[Begin Data shown]

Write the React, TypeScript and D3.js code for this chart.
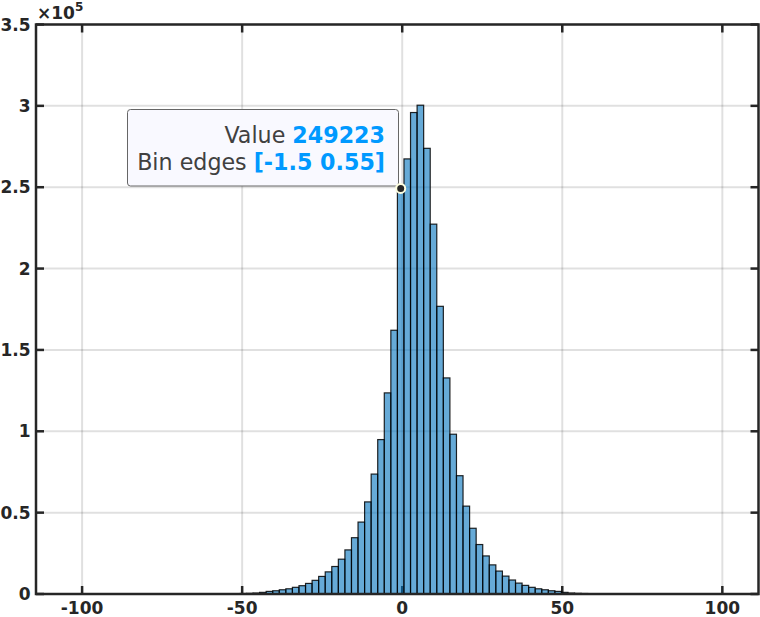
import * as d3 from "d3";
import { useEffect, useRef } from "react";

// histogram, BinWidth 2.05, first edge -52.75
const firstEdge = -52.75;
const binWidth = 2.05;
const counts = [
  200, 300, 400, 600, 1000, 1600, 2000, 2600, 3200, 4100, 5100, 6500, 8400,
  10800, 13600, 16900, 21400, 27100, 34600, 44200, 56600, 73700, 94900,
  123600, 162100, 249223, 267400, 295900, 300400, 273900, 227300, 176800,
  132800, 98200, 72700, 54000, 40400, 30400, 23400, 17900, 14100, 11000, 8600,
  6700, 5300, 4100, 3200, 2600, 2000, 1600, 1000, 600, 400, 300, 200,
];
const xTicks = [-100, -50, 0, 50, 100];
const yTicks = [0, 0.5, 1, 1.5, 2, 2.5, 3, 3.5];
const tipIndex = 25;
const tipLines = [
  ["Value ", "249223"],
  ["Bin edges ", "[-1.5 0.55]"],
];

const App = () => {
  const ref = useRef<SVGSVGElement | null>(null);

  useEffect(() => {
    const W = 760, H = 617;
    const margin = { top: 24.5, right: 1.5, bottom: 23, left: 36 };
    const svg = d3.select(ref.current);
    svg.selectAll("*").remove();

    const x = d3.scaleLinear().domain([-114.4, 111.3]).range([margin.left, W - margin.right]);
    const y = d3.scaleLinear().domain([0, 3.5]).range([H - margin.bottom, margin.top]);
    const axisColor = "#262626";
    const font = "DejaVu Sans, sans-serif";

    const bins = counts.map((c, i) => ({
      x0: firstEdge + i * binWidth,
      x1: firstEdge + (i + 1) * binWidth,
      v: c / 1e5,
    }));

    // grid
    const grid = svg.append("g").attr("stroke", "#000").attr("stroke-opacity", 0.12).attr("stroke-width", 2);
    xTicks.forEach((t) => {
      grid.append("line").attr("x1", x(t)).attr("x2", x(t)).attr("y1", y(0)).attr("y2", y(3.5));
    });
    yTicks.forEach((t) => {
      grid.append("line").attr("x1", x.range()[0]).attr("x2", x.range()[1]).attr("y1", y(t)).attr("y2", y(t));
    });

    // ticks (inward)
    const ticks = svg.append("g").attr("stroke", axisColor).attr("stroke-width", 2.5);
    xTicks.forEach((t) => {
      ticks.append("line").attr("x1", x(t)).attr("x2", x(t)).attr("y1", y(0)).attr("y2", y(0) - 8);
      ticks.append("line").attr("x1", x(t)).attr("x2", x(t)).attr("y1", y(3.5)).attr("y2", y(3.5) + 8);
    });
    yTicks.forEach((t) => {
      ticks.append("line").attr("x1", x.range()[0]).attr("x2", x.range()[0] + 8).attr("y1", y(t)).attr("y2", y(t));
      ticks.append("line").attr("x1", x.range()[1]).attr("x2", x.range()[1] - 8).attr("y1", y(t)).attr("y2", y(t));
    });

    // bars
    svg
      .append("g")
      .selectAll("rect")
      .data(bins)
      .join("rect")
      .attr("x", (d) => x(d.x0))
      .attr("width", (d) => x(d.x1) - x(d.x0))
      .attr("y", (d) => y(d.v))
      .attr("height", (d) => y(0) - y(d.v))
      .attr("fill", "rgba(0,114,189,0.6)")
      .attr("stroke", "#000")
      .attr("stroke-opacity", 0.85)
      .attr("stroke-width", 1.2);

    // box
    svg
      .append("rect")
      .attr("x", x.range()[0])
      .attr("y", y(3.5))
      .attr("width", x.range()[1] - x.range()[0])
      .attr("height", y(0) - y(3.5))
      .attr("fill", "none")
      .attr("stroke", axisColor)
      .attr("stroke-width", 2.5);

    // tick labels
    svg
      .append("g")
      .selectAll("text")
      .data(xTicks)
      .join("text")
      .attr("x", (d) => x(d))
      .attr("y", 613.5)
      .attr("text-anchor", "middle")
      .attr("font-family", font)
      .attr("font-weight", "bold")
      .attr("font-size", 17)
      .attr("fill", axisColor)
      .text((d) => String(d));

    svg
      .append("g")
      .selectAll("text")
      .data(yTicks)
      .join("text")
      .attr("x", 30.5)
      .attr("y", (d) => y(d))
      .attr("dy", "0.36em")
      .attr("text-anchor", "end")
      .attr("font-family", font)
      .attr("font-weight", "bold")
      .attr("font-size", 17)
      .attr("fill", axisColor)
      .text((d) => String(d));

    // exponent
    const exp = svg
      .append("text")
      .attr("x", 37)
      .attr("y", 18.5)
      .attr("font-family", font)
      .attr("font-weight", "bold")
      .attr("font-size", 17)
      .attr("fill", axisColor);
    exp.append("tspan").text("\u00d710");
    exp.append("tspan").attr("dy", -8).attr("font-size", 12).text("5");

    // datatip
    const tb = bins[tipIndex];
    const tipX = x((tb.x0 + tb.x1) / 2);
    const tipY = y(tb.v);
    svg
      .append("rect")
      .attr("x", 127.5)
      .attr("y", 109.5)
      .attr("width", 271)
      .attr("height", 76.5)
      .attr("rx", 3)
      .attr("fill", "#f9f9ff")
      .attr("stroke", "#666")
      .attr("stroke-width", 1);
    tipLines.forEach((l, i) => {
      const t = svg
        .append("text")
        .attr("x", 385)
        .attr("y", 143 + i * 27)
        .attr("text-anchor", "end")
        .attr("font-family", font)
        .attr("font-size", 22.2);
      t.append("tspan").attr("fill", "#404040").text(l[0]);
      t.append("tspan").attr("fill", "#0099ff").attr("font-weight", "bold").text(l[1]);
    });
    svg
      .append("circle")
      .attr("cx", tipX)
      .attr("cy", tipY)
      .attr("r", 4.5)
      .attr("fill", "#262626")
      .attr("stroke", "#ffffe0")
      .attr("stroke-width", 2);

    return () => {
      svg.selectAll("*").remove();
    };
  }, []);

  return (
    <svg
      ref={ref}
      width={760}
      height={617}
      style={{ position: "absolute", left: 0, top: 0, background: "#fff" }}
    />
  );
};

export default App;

[End Data shown]
[Begin Data shown]

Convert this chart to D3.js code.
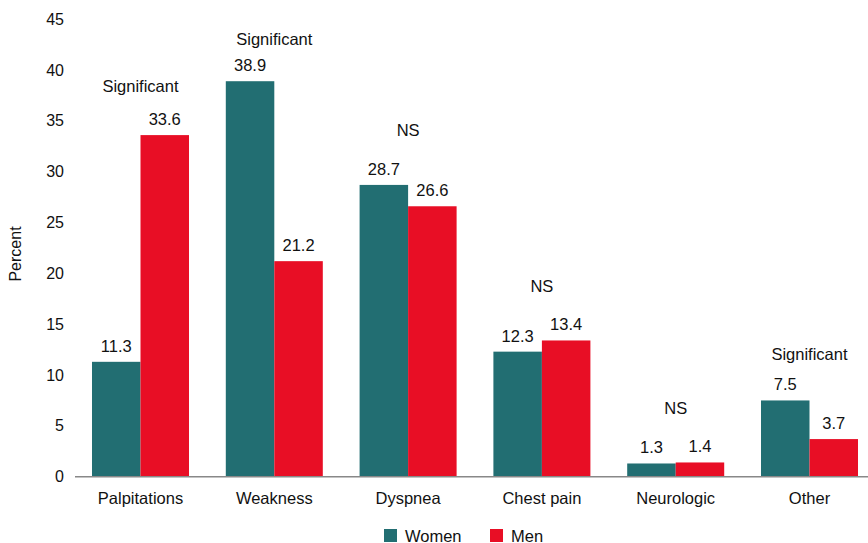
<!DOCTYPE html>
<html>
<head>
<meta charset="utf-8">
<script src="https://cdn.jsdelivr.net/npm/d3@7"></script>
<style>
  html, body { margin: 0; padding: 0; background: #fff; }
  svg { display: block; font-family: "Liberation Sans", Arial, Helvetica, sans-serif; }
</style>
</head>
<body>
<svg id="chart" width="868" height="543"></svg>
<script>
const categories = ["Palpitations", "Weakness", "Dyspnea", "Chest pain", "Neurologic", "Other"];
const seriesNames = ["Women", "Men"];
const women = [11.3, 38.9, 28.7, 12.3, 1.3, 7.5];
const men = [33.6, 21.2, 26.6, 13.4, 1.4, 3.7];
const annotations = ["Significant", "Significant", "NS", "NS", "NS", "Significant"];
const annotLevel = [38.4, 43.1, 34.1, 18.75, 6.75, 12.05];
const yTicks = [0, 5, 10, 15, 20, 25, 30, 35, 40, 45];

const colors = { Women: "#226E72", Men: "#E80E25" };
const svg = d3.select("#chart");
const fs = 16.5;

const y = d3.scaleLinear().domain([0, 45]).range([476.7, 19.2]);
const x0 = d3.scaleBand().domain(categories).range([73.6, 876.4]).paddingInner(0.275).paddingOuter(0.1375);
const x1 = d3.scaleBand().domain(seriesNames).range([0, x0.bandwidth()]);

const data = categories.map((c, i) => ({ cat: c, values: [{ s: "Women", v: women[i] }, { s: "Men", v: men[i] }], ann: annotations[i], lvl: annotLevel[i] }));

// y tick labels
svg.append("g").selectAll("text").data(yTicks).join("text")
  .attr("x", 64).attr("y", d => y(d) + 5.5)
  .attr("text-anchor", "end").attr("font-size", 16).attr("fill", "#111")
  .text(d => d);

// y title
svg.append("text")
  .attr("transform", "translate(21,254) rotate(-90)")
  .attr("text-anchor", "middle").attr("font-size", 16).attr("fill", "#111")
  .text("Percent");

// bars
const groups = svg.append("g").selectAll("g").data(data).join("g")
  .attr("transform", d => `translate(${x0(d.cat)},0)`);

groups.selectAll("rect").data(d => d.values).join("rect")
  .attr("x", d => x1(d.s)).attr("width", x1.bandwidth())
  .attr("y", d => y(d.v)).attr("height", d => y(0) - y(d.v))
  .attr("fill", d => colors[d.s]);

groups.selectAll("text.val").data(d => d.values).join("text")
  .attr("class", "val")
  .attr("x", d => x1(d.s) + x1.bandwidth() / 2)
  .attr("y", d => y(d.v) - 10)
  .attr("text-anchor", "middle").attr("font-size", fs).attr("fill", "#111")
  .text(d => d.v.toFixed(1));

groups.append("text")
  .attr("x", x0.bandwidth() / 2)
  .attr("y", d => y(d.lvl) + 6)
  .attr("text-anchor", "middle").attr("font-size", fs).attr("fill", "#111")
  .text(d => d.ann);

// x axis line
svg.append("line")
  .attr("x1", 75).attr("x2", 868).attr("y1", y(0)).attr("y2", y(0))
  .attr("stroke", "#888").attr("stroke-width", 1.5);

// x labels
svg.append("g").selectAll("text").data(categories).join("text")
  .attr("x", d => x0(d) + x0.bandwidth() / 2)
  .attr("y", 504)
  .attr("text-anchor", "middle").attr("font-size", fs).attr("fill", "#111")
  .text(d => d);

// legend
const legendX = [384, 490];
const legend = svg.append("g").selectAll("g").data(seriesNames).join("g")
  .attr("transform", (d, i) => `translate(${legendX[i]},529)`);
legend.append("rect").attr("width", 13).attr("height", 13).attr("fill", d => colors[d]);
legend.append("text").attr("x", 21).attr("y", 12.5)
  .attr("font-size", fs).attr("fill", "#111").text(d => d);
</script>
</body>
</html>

[End Data shown]
[Begin Data shown]

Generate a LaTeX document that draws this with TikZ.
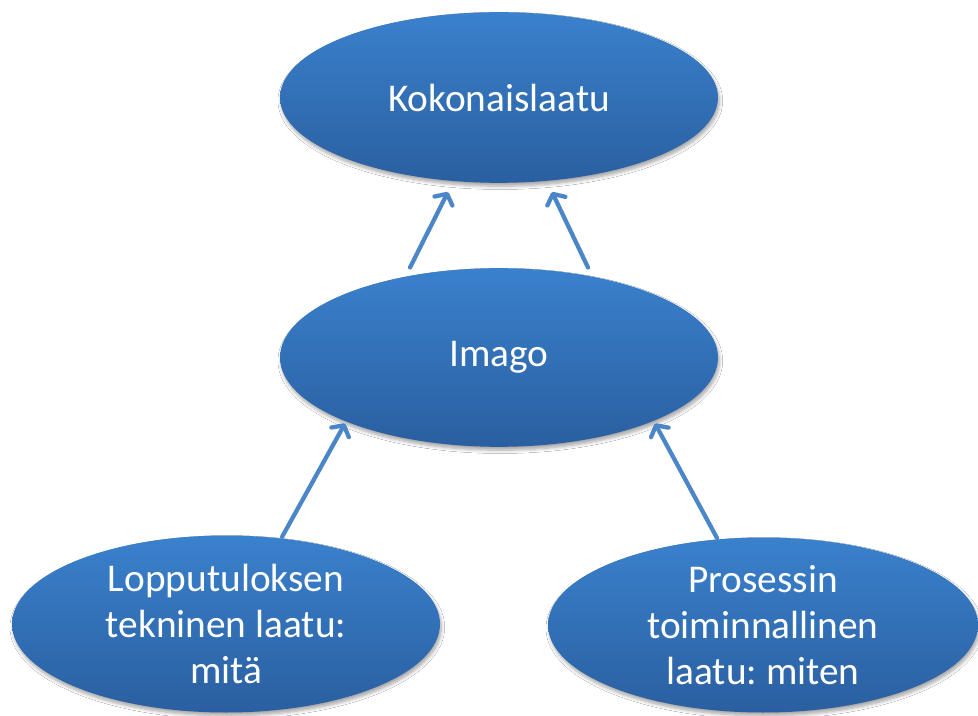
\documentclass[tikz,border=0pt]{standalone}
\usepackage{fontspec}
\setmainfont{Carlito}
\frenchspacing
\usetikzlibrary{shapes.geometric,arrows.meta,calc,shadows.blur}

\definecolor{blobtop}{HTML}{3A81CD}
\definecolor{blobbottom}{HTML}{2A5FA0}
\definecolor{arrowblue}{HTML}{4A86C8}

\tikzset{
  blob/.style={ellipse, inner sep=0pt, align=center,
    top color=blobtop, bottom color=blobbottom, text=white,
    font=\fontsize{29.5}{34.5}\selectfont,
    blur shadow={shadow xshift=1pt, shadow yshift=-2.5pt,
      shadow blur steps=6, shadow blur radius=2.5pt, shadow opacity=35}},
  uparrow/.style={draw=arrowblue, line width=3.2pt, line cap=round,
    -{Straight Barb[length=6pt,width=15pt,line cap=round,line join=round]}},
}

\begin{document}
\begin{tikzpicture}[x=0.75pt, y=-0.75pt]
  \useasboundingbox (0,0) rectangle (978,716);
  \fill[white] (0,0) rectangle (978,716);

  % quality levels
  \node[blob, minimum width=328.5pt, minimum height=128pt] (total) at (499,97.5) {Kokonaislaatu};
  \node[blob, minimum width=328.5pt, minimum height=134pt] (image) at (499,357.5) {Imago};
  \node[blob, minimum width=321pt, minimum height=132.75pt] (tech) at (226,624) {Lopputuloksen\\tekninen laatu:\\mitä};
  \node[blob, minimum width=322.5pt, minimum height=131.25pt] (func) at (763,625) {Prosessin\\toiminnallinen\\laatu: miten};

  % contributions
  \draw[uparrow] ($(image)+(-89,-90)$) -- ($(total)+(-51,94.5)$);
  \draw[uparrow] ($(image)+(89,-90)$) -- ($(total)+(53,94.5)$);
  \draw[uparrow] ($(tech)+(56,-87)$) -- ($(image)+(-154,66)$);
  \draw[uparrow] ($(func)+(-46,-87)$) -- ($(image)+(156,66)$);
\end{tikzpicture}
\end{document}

[End Data shown]

Instructions to follow: Nothing but the lines above, starting at the line that contains "Convert this chart to D3.js code." and ending at the line that contains "const fs = 16.5;", should be given again, exactly and without the pictures.

Written answer:
Convert this chart to D3.js code.
<!DOCTYPE html>
<html>
<head>
<meta charset="utf-8">
<script src="https://cdn.jsdelivr.net/npm/d3@7"></script>
<style>
  html, body { margin: 0; padding: 0; background: #fff; }
  svg { display: block; font-family: "Liberation Sans", Arial, Helvetica, sans-serif; }
</style>
</head>
<body>
<svg id="chart" width="868" height="543"></svg>
<script>
const categories = ["Palpitations", "Weakness", "Dyspnea", "Chest pain", "Neurologic", "Other"];
const seriesNames = ["Women", "Men"];
const women = [11.3, 38.9, 28.7, 12.3, 1.3, 7.5];
const men = [33.6, 21.2, 26.6, 13.4, 1.4, 3.7];
const annotations = ["Significant", "Significant", "NS", "NS", "NS", "Significant"];
const annotLevel = [38.4, 43.1, 34.1, 18.75, 6.75, 12.05];
const yTicks = [0, 5, 10, 15, 20, 25, 30, 35, 40, 45];

const colors = { Women: "#226E72", Men: "#E80E25" };
const svg = d3.select("#chart");
const fs = 16.5;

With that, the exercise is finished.